What Scalable Second-Order Information Knows for Pruning at Initialization

from arxiv, 9 pages of main content (excluding references), 4 figures in main body, and 21 pages of appendix. Code available at https://github.com/Gollini/Scalable_Second_Order_PaI

Pruning remains an effective strategy for reducing both the costs and environmental impact associated with deploying large neural networks (NNs) while maintaining performance. Classical methods, such as OBD (LeCun et al., 1989) and OBS (Hassibi et al., 1992), demonstrate that utilizing curvature information can significantly enhance the balance between network complexity and performance. However, the computation and storage of the Hessian matrix make it impractical for modern NNs, motivating the use of approximations. Recent research (Gur et al., 2018; Karakida et al., 2019) suggests that the top eigenvalues guide optimization in a small subspace, are identifiable early, and remain consistent during training. Motivated by these findings, we revisit pruning at initialization (PaI) to evaluate scalable, unbiased second-order approximations, such as the Empirical Fisher and Hutchinson diagonals. Our experiments show that these methods capture sufficient curvature information to improve the identification of critical parameters compared to first-order baselines, while maintaining linear complexity. Additionally, we empirically demonstrate that updating batch normalization statistics as a warmup phase improves the performance of data-dependent criteria and mitigates the issue of layer collapse. Notably, Hutchinson-based criteria consistently outperformed or matched existing PaI algorithms across various models (including VGG, ResNet, and ViT) and datasets (such as CIFAR-10/100, TinyImageNet, and ImageNet). Our findings suggest that scalable second-order approximations strike an effective balance between computational efficiency and accuracy, making them a valuable addition to the pruning toolkit. We make our code available.

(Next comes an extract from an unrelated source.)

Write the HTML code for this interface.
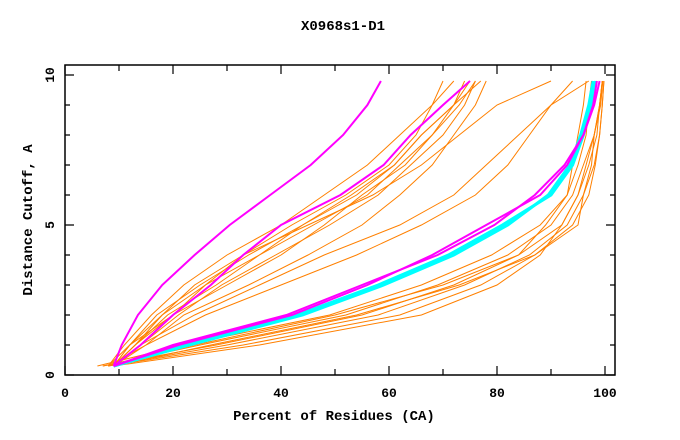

翻译：剪枝仍然是降低大型神经网络部署成本与环境影响同时保持性能的有效策略。经典方法如OBD（LeCun等人，1989）和OBS（Hassibi等人，1992）表明，利用曲率信息能显著优化网络复杂度与性能间的平衡。然而，Hessian矩阵的计算与存储成本使其难以适用于现代神经网络，这促使了近似方法的应用。近期研究（Gur等人，2018；Karakida等人，2019）指出，Hessian矩阵的顶部特征值在训练早期即可识别且保持稳定，并在低维子空间中指导优化过程。受此启发，我们重新审视初始化剪枝方法，评估可扩展且无偏的二阶近似方法（如经验Fisher矩阵和Hutchinson对角估计）的有效性。实验表明，相比一阶基线方法，这些方法能以线性复杂度捕获足够的曲率信息，从而更准确地识别关键参数。此外，我们通过实证证明：将批量归一化统计量更新作为预热阶段，可提升数据依赖型准则的性能，并缓解层塌陷问题。值得注意的是，基于Hutchinson估计的准则在多种模型（包括VGG、ResNet和ViT）和数据集（如CIFAR-10/100、TinyImageNet和ImageNet）上持续优于或匹配现有初始化剪枝算法。我们的研究结果表明，可扩展二阶近似方法在计算效率与精度间实现了有效平衡，为剪枝工具库提供了有价值的补充。相关代码已开源。